California’s Drought: No End in Sight, Water Supplies at Risk, Climate the Culprit

While the midwest freezes with anomalous arctic cold, they’re nude sunbathing at Lake Tahoe, and the California drought continues.

Riverside Press Enterprise:

California marked 2013 as the driest calendar year in state history, with precipitation well below normal across much of the state. Riverside, for example, saw a mere 3.36 inches of rain in 2013, breaking the old record of 3.43 inches in 1961. Los Angeles saw 3.6 inches of rain last year, about half an inch less than the previous record. Many of the state’s reservoirs are less than half full, and well below historical averages, after two consecutive dry winters. More than 94 percent of California is in moderate drought or worse, according to the U.S. Drought Monitor, a collaboration of federal agencies and the University of Nebraska.

NPR:

For the third year in a row, rain and snowfall in the state have been extremely low. In a normal year, Los Angeles gets close to 15 inches of rain. In 2013, LA got about 3.5.

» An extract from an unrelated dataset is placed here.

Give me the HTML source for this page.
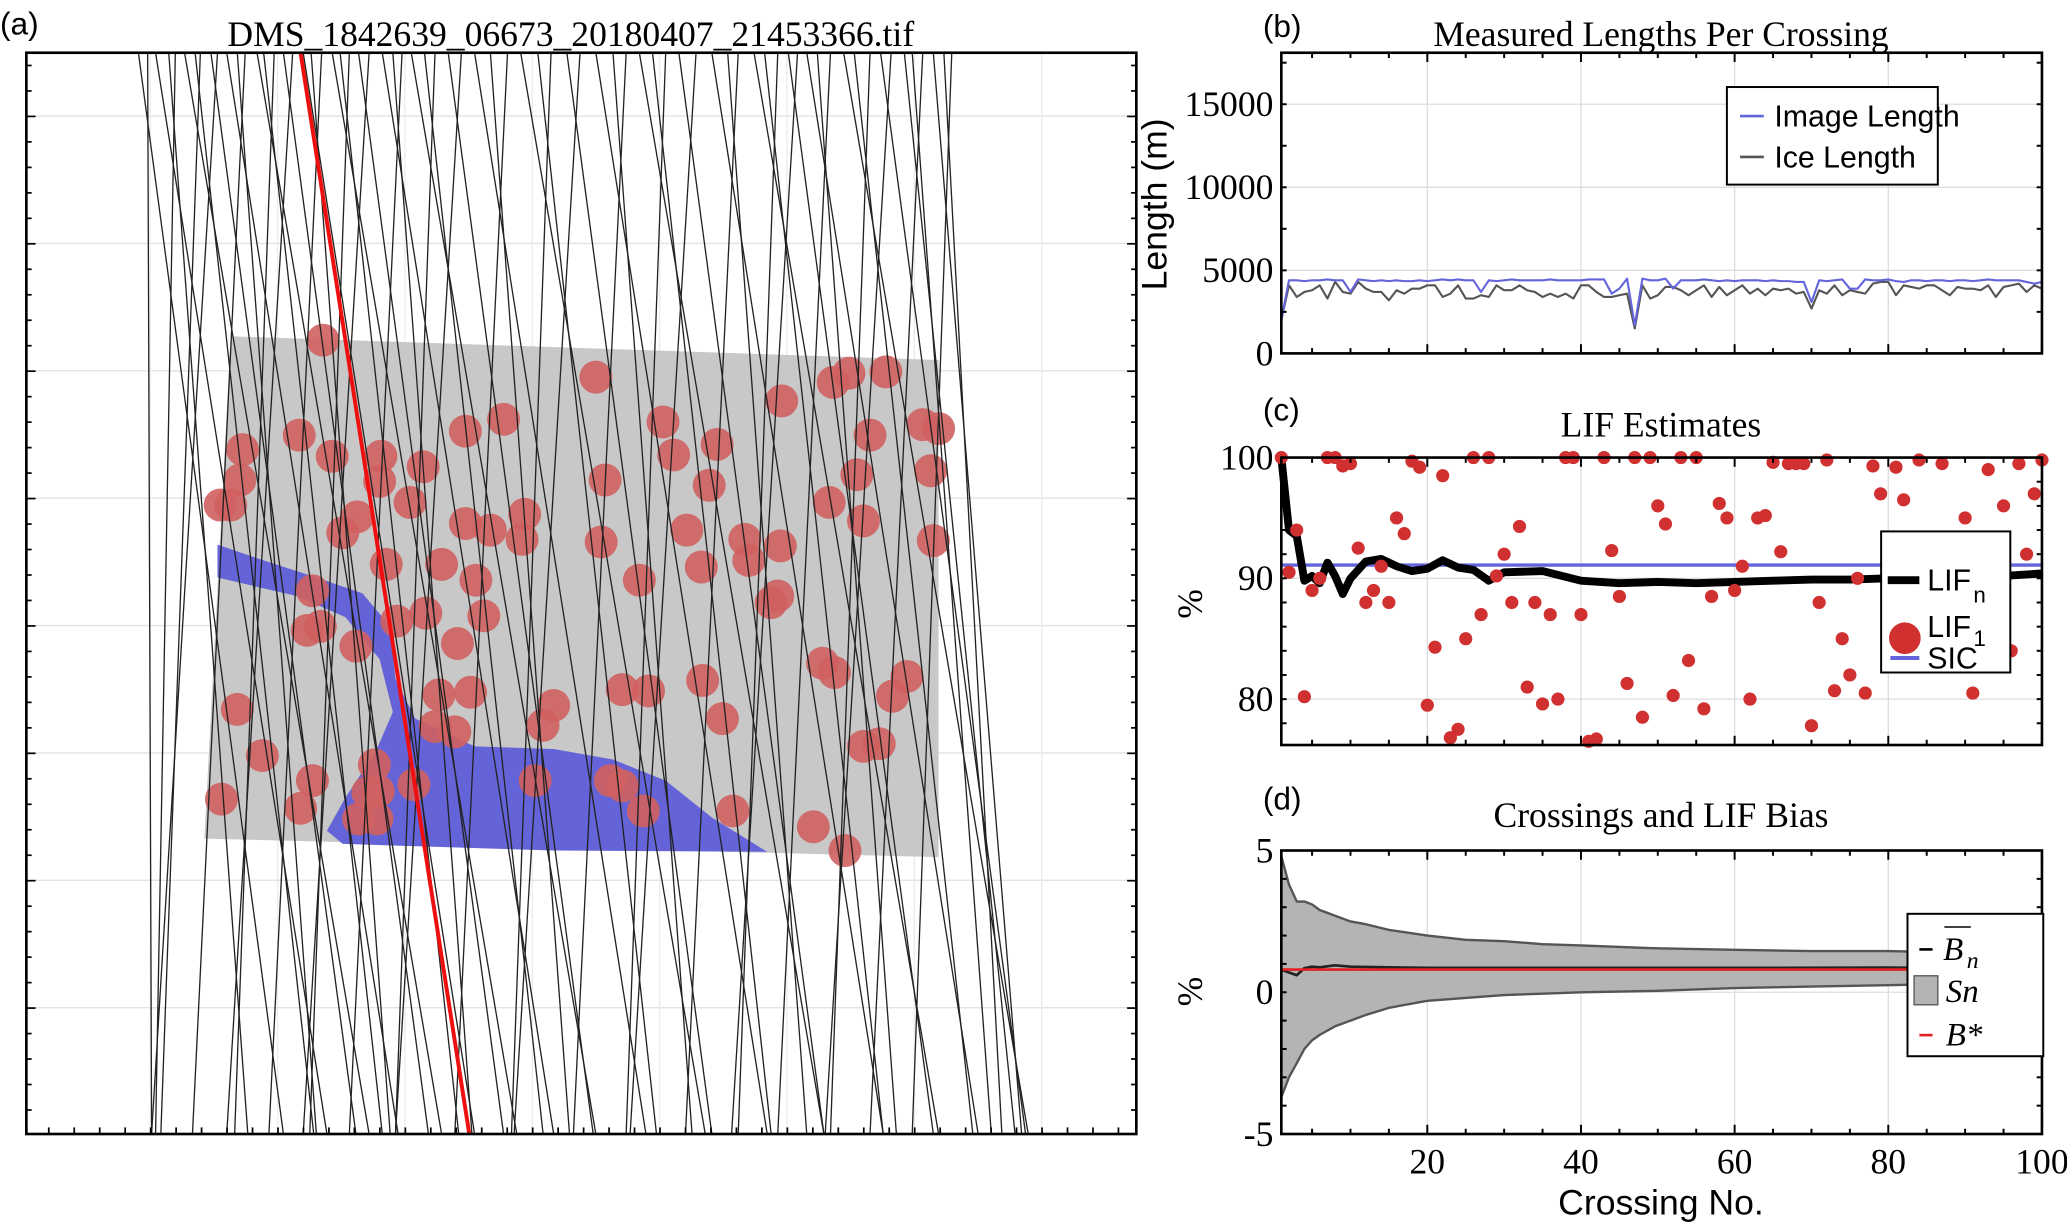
<!DOCTYPE html>
<html><head><meta charset="utf-8"><style>
html,body{margin:0;padding:0;background:#fff;}
svg{display:block;}
.ser{font-family:"Liberation Serif",serif;}
.san{font-family:"Liberation Sans",sans-serif;}
</style></head><body>
<svg id="fig" width="2067" height="1225" viewBox="0 0 1568 929" preserveAspectRatio="none" xmlns="http://www.w3.org/2000/svg">
<rect width="1568" height="929" fill="#fff"/>
<g id="pa"></g>
<g id="pb"></g>
<g id="pc"></g>
<g id="pd"></g>
</svg>
<script>
// ---- panel b data ----
const imageLength=[2000,4400,4400,4350,4400,4400,4450,4400,4400,3700,4450,4400,4350,4400,4350,4400,4350,4350,4400,4350,4400,4450,4400,4450,4400,4400,3700,4400,4350,4400,4450,4400,4400,4400,4400,4450,4400,4400,4400,4400,4450,4450,4450,3600,3900,4500,1700,4500,4400,4400,4500,3900,4400,4400,4400,4450,4400,4350,4400,4350,4400,4400,4400,4350,4400,4350,4350,4300,4300,3100,4400,4350,4400,4450,3900,3900,4450,4400,4400,4450,4350,4300,4400,4400,4350,4400,4400,4350,4400,4400,4350,4400,4450,4400,4400,4400,4400,4300,4200,4300];
const iceLength=[2000,4100,3400,3700,3800,4100,3300,4300,3700,3600,4300,3900,3700,3700,3200,3800,3600,3900,3900,4100,4100,3400,3600,4100,3300,3300,3500,3400,4100,3800,3800,4100,3800,3700,3400,3600,3400,3600,3300,4100,4100,3700,3400,3400,3500,3600,1500,4100,3300,3500,4000,4000,3800,3500,3800,4100,3400,4000,3500,3800,4100,3600,3900,3500,3900,3800,3900,3600,3700,2700,3800,3600,4100,3500,3800,3700,3600,4200,4300,4300,3500,4100,4000,3900,4100,4100,3800,3500,4000,3900,3900,3800,4100,3400,4000,4100,4200,3700,4100,3900];
// ---- panel c data ----
const lif1=[100,90.5,94,80.2,89,90,100,100,99.3,99.5,92.5,88,89,91,88,95,93.7,99.7,99.2,79.5,84.3,98.5,76.8,77.5,85,100,87,100,90.2,92,88,94.3,81,88,79.6,87,80,100,100,87,76.5,76.7,100,92.3,88.5,81.3,100,78.5,100,96,94.5,80.3,100,83.2,100,79.2,88.5,96.2,95,89,91,80,95,95.2,99.6,92.2,99.5,99.5,99.5,77.8,88,99.8,80.7,85,82,90,80.5,99.3,97,85,99.2,96.5,92.2,99.8,90.5,88,99.5,91,86,95,80.5,93,99,88,96,84,99.5,92,97,99.8];
const lifnX=[1,2,3,4,5,6,7,8,9,10,12,14,16,18,20,22,24,26,28,30,35,40,45,50,55,60,65,70,75,80,85,90,95,100];
const lifnY=[100,94,93.5,89.8,90.2,89.6,91.3,90.2,88.7,90.0,91.4,91.6,91.0,90.6,90.8,91.5,90.9,90.7,89.8,90.5,90.6,89.8,89.6,89.7,89.6,89.7,89.8,89.9,89.9,90.0,90.2,89.9,90.2,90.4];
const sicValue=[91.1];
// ---- panel d data ----
const bandX=[1,2,3,4,5,6,8,10,12,15,20,25,30,35,40,50,60,70,80,90,100];
const bandUpper=[4.8,3.8,3.2,3.2,3.1,2.9,2.7,2.5,2.4,2.2,2.0,1.85,1.8,1.7,1.65,1.55,1.5,1.45,1.45,1.4,1.4];
const bandLower=[-3.7,-3.0,-2.5,-2.0,-1.7,-1.5,-1.2,-1.0,-0.8,-0.55,-0.3,-0.2,-0.1,-0.05,0.0,0.05,0.15,0.2,0.25,0.3,0.35];
const bnX=[1,2,3,4,5,6,8,10,15,20,40,60,80,100];
const bnY=[0.8,0.7,0.6,0.85,0.9,0.88,0.95,0.9,0.88,0.86,0.86,0.86,0.87,0.86];
const bStar=[0.8];
// ---- panel a data ----
const lineTop=[105,112,118,128,133,140,148,152,160,165,172,180,186,195,200,208,215,222,230,236,244,252,258,265,272,280,290,298,305,312,322,330,340,350,360,372,385,395,408,418,430,440,452,465,475,485,495,505,515,528,540,552,560,572,580,590,598,605,612,620,630,640,648,660,668,676,686,692,700,708,716,722];
const lineBot=[215,115,248,188,118,280,238,122,270,115,302,240,146,335,290,178,325,172,360,296,204,392,348,235,382,230,420,358,265,452,412,300,450,300,490,432,345,535,498,388,540,390,582,525,435,625,585,475,625,478,670,612,520,712,670,560,708,555,742,680,590,780,738,630,778,626,770,752,660,775,760,692];
const circX=[245,452,672,632,644,593,184,227,252,289,321,353,382,503,511,544,660,700,712,650,182,175,167,459,538,706,629,655,288,311,271,260,353,372,396,398,456,521,565,592,708,568,293,335,361,485,532,237,233,243,301,323,367,270,347,585,590,624,633,180,333,357,420,472,492,533,548,330,345,412,688,677,199,284,655,667,168,237,228,279,286,272,314,406,463,488,472,556,617,641,287];
const circY=[258,286,282,290,283,304,341,330,346,346,354,327,318,320,345,337,330,322,325,360,364,383,383,364,368,357,381,395,365,381,392,404,397,402,409,390,411,402,409,414,410,425,428,428,440,440,430,448,478,475,471,465,467,490,488,457,452,503,510,538,527,525,535,523,524,516,545,551,555,550,513,528,573,580,566,564,606,592,613,601,621,621,595,592,592,615,596,615,627,645,600];

const NS="http://www.w3.org/2000/svg";
function mk(parent,tag,attrs){const e=document.createElementNS(NS,tag);for(const k in attrs)e.setAttribute(k,attrs[k]);parent.appendChild(e);return e;}
function txt(parent,x,y,s,size,cls,anchor){const t=mk(parent,'text',{x:x,y:y,'font-size':size,'class':cls,'text-anchor':anchor||'middle'});t.textContent=s;return t;}

const X0=972,X1=1549;
const xs=v=>X0+(v-1)/99*(X1-X0);

function axesBox(g,top,bot,name,ymin,ymax,yticks){
  const ys=v=>bot-(v-ymin)/(ymax-ymin)*(bot-top);
  [20,40,60,80].forEach(v=>{const l=mk(g,'line',{x1:xs(v),x2:xs(v),y1:top,y2:bot,stroke:'#ddd','stroke-width':1});
    });
  yticks.forEach(v=>{const l=mk(g,'line',{x1:X0,x2:X1,y1:ys(v),y2:ys(v),stroke:'#ddd','stroke-width':1});
    });
  return ys;
}
function frame(g,top,bot,name,ys,yticks,ylabs,ymin,ymax,minorStep){
  const r=mk(g,'rect',{x:X0,y:top,width:X1-X0,height:bot-top,fill:'none',stroke:'#000','stroke-width':2});
  
  for(let v=5;v<=100;v+=5){const L=v%20===0?7:4;
    const a=mk(g,'line',{x1:xs(v),x2:xs(v),y1:bot,y2:bot-L,stroke:'#000','stroke-width':1.5});
    
    const b=mk(g,'line',{x1:xs(v),x2:xs(v),y1:top,y2:top+L,stroke:'#000','stroke-width':1.5});
    }
  for(let v=ymin;v<=ymax+1e-9;v+=minorStep){
    const a=mk(g,'line',{x1:X0,x2:X0+4,y1:ys(v),y2:ys(v),stroke:'#000','stroke-width':1.5});
    
    const b=mk(g,'line',{x1:X1,x2:X1-4,y1:ys(v),y2:ys(v),stroke:'#000','stroke-width':1.5});
    }
  yticks.forEach((v,i)=>{const t=txt(g,X0-6,ys(v)+9,ylabs[i],27,'ser','end');
    });
}
function polyline(g,xsArr,ysArr,ys,stroke,w,name){
  const pts=xsArr.map((x,i)=>xs(x).toFixed(1)+','+ys(ysArr[i]).toFixed(1)).join(' ');
  const p=mk(g,'polyline',{points:pts,fill:'none',stroke:stroke,'stroke-width':w,'stroke-linejoin':'round'});
  return p;
}

// ===== Panel B =====
(function(){
  const g=document.getElementById('pb');const top=40,bot=268;
  const ys=axesBox(g,top,bot,'b',0,18100,[0,5000,10000,15000]);
  const idx=imageLength.map((_,i)=>i+1);
  polyline(g,idx,iceLength,ys,'#555',1.6,'ice-length-line');
  polyline(g,idx,imageLength,ys,'#6464dc',1.6,'image-length-line');
  frame(g,top,bot,'b',ys,[0,5000,10000,15000],['0','5000','10000','15000'],0,17500,2500);
  let t=txt(g,1260,35,'Measured Lengths Per Crossing',27,'ser');
  t=txt(g,958,28,'(b)',24,'san','start');
  t=txt(g,885,155,'Length (m)',27,'san');t.setAttribute('transform','rotate(-90 885 155)');
  const lg=mk(g,'g',{});
  mk(lg,'rect',{x:1310,y:66,width:160,height:74,fill:'#fff',stroke:'#000','stroke-width':1.5});
  mk(lg,'line',{x1:1320,x2:1338,y1:88,y2:88,stroke:'#6464dc','stroke-width':2});
  mk(lg,'line',{x1:1320,x2:1338,y1:119,y2:119,stroke:'#555','stroke-width':2});
  t=txt(lg,1346,96,'Image Length',23,'san','start');
  t=txt(lg,1346,127,'Ice Length',23,'san','start');
})();

// ===== Panel C =====
(function(){
  const g=document.getElementById('pc');const top=347,bot=565;
  const ys=axesBox(g,top,bot,'c',76.2,100,[80,90,100]);
  const sic=mk(g,'line',{x1:X0,x2:X1,y1:ys(sicValue[0]),y2:ys(sicValue[0]),stroke:'#6464dc','stroke-width':2.5});
  
  polyline(g,lifnX,lifnY,ys,'#000',6,'lif-n-line');
  lif1.forEach((v,i)=>{const c=mk(g,'circle',{cx:xs(i+1),cy:ys(v),r:5,fill:'#d03030'});
    });
  frame(g,top,bot,'c',ys,[80,90,100],['80','90','100'],78,100,2);
  let t=txt(g,1260,331,'LIF Estimates',27,'ser');
  t=txt(g,958,319,'(c)',24,'san','start');
  t=txt(g,912,458,'%',27,'ser');t.setAttribute('transform','rotate(-90 912 458)');
  const lg=mk(g,'g',{});
  mk(lg,'rect',{x:1427,y:403,width:98,height:107,fill:'#fff',stroke:'#000','stroke-width':1.5});
  mk(lg,'line',{x1:1432,x2:1456,y1:440,y2:440,stroke:'#000','stroke-width':6});
  mk(lg,'circle',{cx:1445,cy:484,r:12,fill:'#d03030'});
  mk(lg,'line',{x1:1434,x2:1456,y1:499,y2:499,stroke:'#6464dc','stroke-width':3});
  t=txt(lg,1462,448,'LIF',23,'san','start');
  txt(lg,1497,457,'n',17,'san','start');
  t=txt(lg,1462,483,'LIF',23,'san','start');
  txt(lg,1497,490,'1',17,'san','start');
  t=txt(lg,1462,507,'SIC',23,'san','start');
})();

// ===== Panel D =====
(function(){
  const g=document.getElementById('pd');const top=645,bot=860;
  const ys=axesBox(g,top,bot,'d',-5,5,[-5,0,5]);
  const up=bandX.map((x,i)=>xs(x).toFixed(1)+','+ys(bandUpper[i]).toFixed(1));
  const lo=bandX.map((x,i)=>xs(x).toFixed(1)+','+ys(bandLower[i]).toFixed(1)).reverse();
  const band=mk(g,'polygon',{points:up.concat(lo).join(' '),fill:'#b4b4b4',stroke:'none'});
  
  polyline(g,bandX,bandUpper,ys,'#555',1.8,'sn-upper-edge');
  polyline(g,bandX,bandLower,ys,'#555',1.8,'sn-lower-edge');
  polyline(g,bnX,bnY,ys,'#222',2,'b-n-line');
  const bs=mk(g,'line',{x1:X0,x2:X1,y1:ys(bStar[0]),y2:ys(bStar[0]),stroke:'#e52020','stroke-width':2});
  
  frame(g,top,bot,'d',ys,[-5,0,5],['-5','0','5'],-5,5,1);
  [20,40,60,80,100].forEach(v=>{const t=txt(g,xs(v),890,String(v),27,'ser');});
  let t=txt(g,1260,627,'Crossings and LIF Bias',27,'ser');
  t=txt(g,958,614,'(d)',24,'san','start');
  t=txt(g,1260,921,'Crossing No.',27,'san');
  t=txt(g,912,752,'%',27,'ser');t.setAttribute('transform','rotate(-90 912 752)');
  const lg=mk(g,'g',{});
  mk(lg,'rect',{x:1447,y:693,width:103,height:108,fill:'#fff',stroke:'#000','stroke-width':1.5});
  mk(lg,'line',{x1:1456,x2:1466,y1:720,y2:720,stroke:'#000','stroke-width':2});
  mk(lg,'line',{x1:1475,x2:1495,y1:703,y2:703,stroke:'#000','stroke-width':1.2});
  t=txt(lg,1474,728,'B',25,'ser','start');t.setAttribute('font-style','italic');
  const n1=txt(lg,1492,734,'n',18,'ser','start');n1.setAttribute('font-style','italic');
  mk(lg,'rect',{x:1452,y:740,width:18,height:22,fill:'#b4b4b4',stroke:'#555','stroke-width':1});
  t=txt(lg,1476,760,'Sn',25,'ser','start');t.setAttribute('font-style','italic');
  mk(lg,'line',{x1:1456,x2:1466,y1:785,y2:785,stroke:'#e52020','stroke-width':2});
  t=txt(lg,1476,793,'B*',25,'ser','start');t.setAttribute('font-style','italic');
})();

// ===== Panel A =====
(function(){
  const g=document.getElementById('pa');const L=20,R=862,T=40,B=860;
  let t=txt(g,433,35,'DMS_1842639_06673_20180407_21453366.tif',27,'ser');
  t=txt(g,0,26,'(a)',24,'san','start');
  for(let y=88;y<B;y+=96.6){const l=mk(g,'line',{x1:L,x2:R,y1:y,y2:y,stroke:'#e2e2e2','stroke-width':1});}
  for(let x=114;x<R;x+=96.6){const l=mk(g,'line',{x1:x,x2:x,y1:T,y2:B,stroke:'#ececec','stroke-width':1});}
  const img=mk(g,'polygon',{points:'175,255 712,273 712,650 155,636',fill:'#c8c8c8'});
  
  const ice=mk(g,'polygon',{points:'165,413 200,425 240,438 275,450 296,475 300,515 315,545 360,566 420,568 465,576 505,592 540,620 582,646 420,645 260,640 248,630 262,605 285,570 298,540 288,500 262,468 225,452 165,438',fill:'#6464d8'});
  
  circX.forEach((cx,i)=>{const c=mk(g,'circle',{cx:cx,cy:circY[i],r:12.5,fill:'#d06060','fill-opacity':0.9});
    });
  lineTop.forEach((x,i)=>{const l=mk(g,'line',{x1:x,y1:T,x2:lineBot[i],y2:B,stroke:'#222','stroke-width':1});
    });
  const rl=mk(g,'line',{x1:228,y1:T,x2:356,y2:B,stroke:'#ee1010','stroke-width':3});
  
  const fr=mk(g,'rect',{x:L,y:T,width:R-L,height:B-T,fill:'none',stroke:'#000','stroke-width':2});
  
  for(let y=T+9.66;y<B;y+=19.32){const big=Math.abs(((y-88)/96.6)-Math.round((y-88)/96.6))<0.05;
    const a=mk(g,'line',{x1:L,x2:L+(big?7:4),y1:y,y2:y,stroke:'#000','stroke-width':1.3});
    const b=mk(g,'line',{x1:R,x2:R-(big?7:4),y1:y,y2:y,stroke:'#000','stroke-width':1.3});}
  for(let x=37;x<R;x+=19.32){
    const a=mk(g,'line',{x1:x,x2:x,y1:B,y2:B-5,stroke:'#000','stroke-width':1.3});}
})();
</script>
</body></html>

The U.S. Drought Monitor reports that almost 95 percent of California is enduring some level of drought. The California Department of Water Resources says much of the drought the state is experiencing can be attributed to climate change.

“We’re coming off two years of below-normal precipitation,” says Allan Haynes, a hydrologist with the California and Nevada River Forecast Center. “We’ve had an exceptionally dry past 12 months. In fact, one of the driest calendar years on record in lots of locations.”

Much of California gets its water from the Sierra Nevada snowpacks. Those snowpacks, though, are only at 20 percent of average levels.

California’s water woes might soon begin to affect the entire country; because California is America’s No. 1 food and agricultural producer. A drought could push up food prices.

Bloomberg:

About two-thirds of Californians get at least part of their flow from northern mountain rains and snow through a network of reservoirs and aqueducts known as the State Water Project, according to a Dec. 16 report by the Water Resources Department. The water content of thesnowpack is about 20 percent of normal for this time of year, the department said Dec. 30 in astatement.

The system supplies households and businesses from the San Francisco Bay area to Southern California and irrigates crops in the San Joaquin Valley near the center of the state — the world’s most productive agricultural region.

With reservoirs at 66 percent of average, and a third dry year predicted, revenue is likely to fall short for the Water Resources Department and the local agencies that depend on it, Moody’s Investors Service said in a Dec. 5 note. That may harm the credit of such authorities as the Metropolitan Water District of Southern California, rated Aa1, second-highest, the company said.

4 thoughts on “California’s Drought: No End in Sight, Water Supplies at Risk, Climate the Culprit”


  1. Most of the discussion about the dangers of climate have involved sea level rise and temperatures, but I think ecosystem collapse destroying food supplies is much more likely. Humans can live over a very wide range of temperatures, if they can find something to eat. And water to drink, of course.
    Here in Arizona the groundwater has been overused for a long time, and the state depends on the Colorado River. No good news there – the water in Lake Powell is the lowest since it was filled in 1960 and the water authority has reduced the output to the lowest flow since then. Meanwhile Las Vegas is building a new outtake from Lake Mead because the existing ones will soon be above water.
    At the AZ state governing level, of course, the band plays on and the Chamber of Commerce continues to plan for 2 million more people. It would be funny if it weren’t so serious.